#### [WORK REQUIRED]
Copy exactly the lines from the beginning of the data down to and including the line holding "const breakAfter = '14';", without any pictures.

#### [INFORMATION PROVIDED]
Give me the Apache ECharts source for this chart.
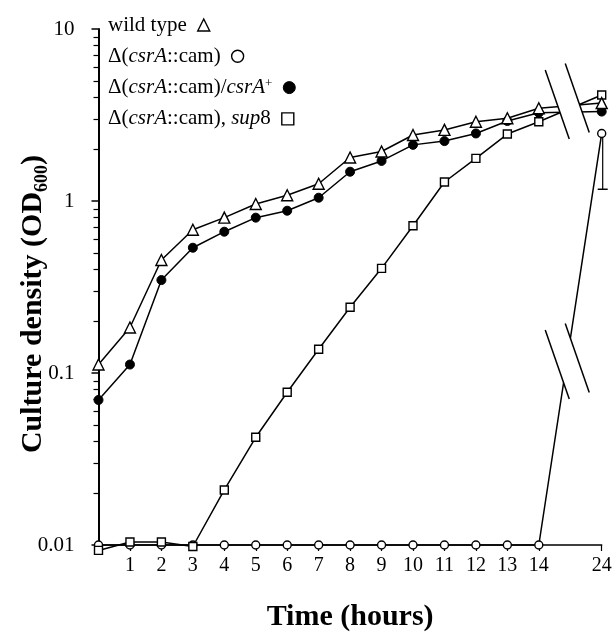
<!DOCTYPE html>
<html><head><meta charset="utf-8">
<script src="https://cdn.jsdelivr.net/npm/echarts@6/dist/echarts.min.js"></script>
<style>html,body{margin:0;padding:0;background:#fff}#c{width:616px;height:643px}</style>
</head><body><div id="c"></div>
<script>
// ---- data (OD600 vs time, hours) ----
const hours = ['0','1','2','3','4','5','6','7','8','9','10','11','12','13','14','24'];
const wildType     = [0.112,0.184,0.454,0.68,0.80,0.96,1.08,1.26,1.79,1.94,2.42,2.59,2.89,3.03,3.46,3.71];
const csrACam      = [0.01,0.01,0.01,0.01,0.01,0.01,0.01,0.01,0.01,0.01,0.01,0.01,0.01,0.01,0.01,2.47];
const csrACamComp  = [0.0697,0.112,0.347,0.535,0.663,0.80,0.878,1.045,1.48,1.71,2.12,2.23,2.47,2.92,3.26,3.31];
const csrACamSup8  = [0.0093,0.0104,0.0104,0.0098,0.0209,0.0423,0.0773,0.1375,0.241,0.406,0.718,1.29,1.77,2.45,2.89,4.13];
const csrACamErrLow = [1.17];         // lower error bound at 24 h
const errHour = ['24'];
const yMajorTicks = [0.01,0.1,1,10];
const yMinorTicks = [0.02,0.03,0.04,0.05,0.06,0.07,0.08,0.09,0.2,0.3,0.4,0.5,0.6,0.7,0.8,0.9,2,3,4,5,6,7,8,9];
const legendNames = ['wild type','Δ(csrA::cam)','Δ(csrA::cam)/csrA+','Δ(csrA::cam), sup8'];
const legendIcons = ['triangle','circle','circle','rect'];
const breakAfter = '14';   // axis is broken between 14 h and 24 h

// category axis with an empty gap slot for the break
const gapIdx = hours.indexOf(breakAfter) + 1;
const axisCats = hours.slice(0, gapIdx).concat([''], hours.slice(gapIdx));
const withGap = arr => arr.slice(0, gapIdx).concat([null], arr.slice(gapIdx));

const FONT = 'Liberation Serif';
const legendRich = {
  'wild type': 'wild type{g| }',
  'Δ(csrA::cam)': 'Δ({i|csrA}::cam){g| }',
  'Δ(csrA::cam)/csrA+': 'Δ({i|csrA}::cam)/{i|csrA}{sup|+}{g| }',
  'Δ(csrA::cam), sup8': 'Δ({i|csrA}::cam), {i|sup}8{g| }'
};
const hollow = {color:'#fff', borderColor:'#000', borderWidth:1.4};
const filled = {color:'#000', borderColor:'#000', borderWidth:1};
const legendStyles = [hollow, hollow, filled, hollow];

const chart = echarts.init(document.getElementById('c'), null, {renderer:'canvas'});
const baseLine = {type:'line', connectNulls:true, clip:false, showAllSymbol:true, z:3,
  lineStyle:{color:'#000', width:1.5}, emphasis:{disabled:true}};

const legends = legendNames.map((n, k) => ({
  orient:'vertical', left:108, top:14 + k*31.3, padding:0, align:'right', itemWidth:12, itemHeight:12,
  data:[{name:n, icon:legendIcons[k], itemStyle:legendStyles[k]}],
  selectedMode:false,
  formatter: nm => legendRich[nm],
  textStyle:{fontFamily:FONT, fontSize:21, color:'#000', lineHeight:22,
    rich:{
      i:{fontFamily:FONT, fontSize:21, fontStyle:'italic', color:'#000'},
      sup:{fontFamily:FONT, fontSize:13, color:'#000', verticalAlign:'top', lineHeight:22},
      g:{fontFamily:FONT, fontSize:21, width:6}
    }}
}));

chart.setOption({
  animation:false,
  backgroundColor:'#fff',
  grid:{left:98.5, right:14.3, top:29, bottom:98, outerBoundsMode:'none'},
  legend:legends,
  xAxis:{
    type:'category', data:axisCats, boundaryGap:false,
    name:'Time (hours)', nameLocation:'middle', nameGap:57, nameMoveOverlap:false,
    nameTextStyle:{fontFamily:FONT, fontSize:30, fontWeight:'bold', color:'#000'},
    axisLine:{lineStyle:{color:'#000', width:1.5}},
    axisTick:{length:6, lineStyle:{color:'#000', width:1.2}, interval:(i,v)=> v!=='' && v!=='0'},
    axisLabel:{fontFamily:FONT, fontSize:20, color:'#000', margin:11, interval:(i,v)=> v!=='' && v!=='0'},
    splitLine:{show:false}
  },
  yAxis:[{
    type:'log', logBase:10, min:yMajorTicks[0], max:yMajorTicks[yMajorTicks.length-1],
    name:'{t|Culture density (OD}{s|600}{t|)}', nameLocation:'middle', nameGap:47, nameRotate:90,
    nameMoveOverlap:false,
    nameTextStyle:{padding:[0,34,0,0], rich:{
      t:{fontFamily:FONT, fontSize:30, fontWeight:'bold', color:'#000', lineHeight:36},
      s:{fontFamily:FONT, fontSize:18, fontWeight:'bold', color:'#000', verticalAlign:'bottom', lineHeight:36}
    }},
    axisLine:{show:true, lineStyle:{color:'#000', width:2}},
    axisTick:{show:true, length:7, customValues:yMajorTicks, lineStyle:{color:'#000', width:1.5}},
    axisLabel:{fontFamily:FONT, fontSize:21, color:'#000', margin:24, customValues:yMajorTicks,
      formatter:v=>String(v)},
    splitLine:{show:false}
  },{
    type:'log', logBase:10, min:yMajorTicks[0], max:yMajorTicks[yMajorTicks.length-1], position:'left',
    axisLine:{show:false}, axisLabel:{show:false}, splitLine:{show:false},
    axisTick:{show:true, length:5, customValues:yMinorTicks, lineStyle:{color:'#000', width:1.2}}
  }],
  series:[
    {type:'custom', z:2, clip:false, silent:true,
      data: errHour.map((h,i)=>[h, csrACam[csrACam.length-1], csrACamErrLow[i]]),
      renderItem:(params, api)=>{
        const top = api.coord([api.value(0), api.value(1)]);
        const lo = api.coord([api.value(0), api.value(2)]);
        return {type:'group', children:[
          {type:'line', shape:{x1:top[0]+1, y1:top[1], x2:lo[0]+1, y2:lo[1]}, style:{stroke:'#000', lineWidth:1.2}},
          {type:'line', shape:{x1:lo[0]-4, y1:lo[1], x2:lo[0]+6, y2:lo[1]}, style:{stroke:'#000', lineWidth:1.5}}
        ]};
      }},
    Object.assign({}, baseLine, {name:legendNames[1], data:withGap(csrACam), symbol:'circle', symbolSize:8, itemStyle:hollow}),
    Object.assign({}, baseLine, {name:legendNames[3], data:withGap(csrACamSup8), symbol:'rect', symbolSize:8, itemStyle:hollow}),
    Object.assign({}, baseLine, {name:legendNames[2], data:withGap(csrACamComp), symbol:'circle', symbolSize:9, itemStyle:filled}),
    Object.assign({}, baseLine, {name:legendNames[0], data:withGap(wildType), symbol:'triangle', symbolSize:11, itemStyle:hollow})
  ]
});

// axis-break decorations, positioned through the chart's own scales
function breakMark(yVal){
  const c = chart.convertToPixel({xAxisIndex:0, yAxisIndex:0}, [gapIdx, yVal]);
  const cx = c[0]-3, cy = c[1];
  const hx = 12, hy = 34.5, sep = 10, tilt = 3.2;
  const c1 = [cx-sep, cy+tilt], c2 = [cx+sep, cy-tilt];
  return [
    {type:'polygon', z:100, shape:{points:[[c1[0]-hx,c1[1]-hy],[c1[0]+hx,c1[1]+hy],[c2[0]+hx,c2[1]+hy],[c2[0]-hx,c2[1]-hy]]},
      style:{fill:'#fff'}},
    {type:'line', z:101, shape:{x1:c1[0]-hx,y1:c1[1]-hy,x2:c1[0]+hx,y2:c1[1]+hy}, style:{stroke:'#000', lineWidth:1.5}},
    {type:'line', z:101, shape:{x1:c2[0]-hx,y1:c2[1]-hy,x2:c2[0]+hx,y2:c2[1]+hy}, style:{stroke:'#000', lineWidth:1.5}}
  ];
}
chart.setOption({graphic:{elements: breakMark(3.8).concat(breakMark(0.117))}});
</script></body></html>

#### [COMPLETED TASK]
Give me the Apache ECharts source for this chart.
<!DOCTYPE html>
<html><head><meta charset="utf-8">
<script src="https://cdn.jsdelivr.net/npm/echarts@6/dist/echarts.min.js"></script>
<style>html,body{margin:0;padding:0;background:#fff}#c{width:616px;height:643px}</style>
</head><body><div id="c"></div>
<script>
// ---- data (OD600 vs time, hours) ----
const hours = ['0','1','2','3','4','5','6','7','8','9','10','11','12','13','14','24'];
const wildType     = [0.112,0.184,0.454,0.68,0.80,0.96,1.08,1.26,1.79,1.94,2.42,2.59,2.89,3.03,3.46,3.71];
const csrACam      = [0.01,0.01,0.01,0.01,0.01,0.01,0.01,0.01,0.01,0.01,0.01,0.01,0.01,0.01,0.01,2.47];
const csrACamComp  = [0.0697,0.112,0.347,0.535,0.663,0.80,0.878,1.045,1.48,1.71,2.12,2.23,2.47,2.92,3.26,3.31];
const csrACamSup8  = [0.0093,0.0104,0.0104,0.0098,0.0209,0.0423,0.0773,0.1375,0.241,0.406,0.718,1.29,1.77,2.45,2.89,4.13];
const csrACamErrLow = [1.17];         // lower error bound at 24 h
const errHour = ['24'];
const yMajorTicks = [0.01,0.1,1,10];
const yMinorTicks = [0.02,0.03,0.04,0.05,0.06,0.07,0.08,0.09,0.2,0.3,0.4,0.5,0.6,0.7,0.8,0.9,2,3,4,5,6,7,8,9];
const legendNames = ['wild type','Δ(csrA::cam)','Δ(csrA::cam)/csrA+','Δ(csrA::cam), sup8'];
const legendIcons = ['triangle','circle','circle','rect'];
const breakAfter = '14';   // axis is broken between 14 h and 24 h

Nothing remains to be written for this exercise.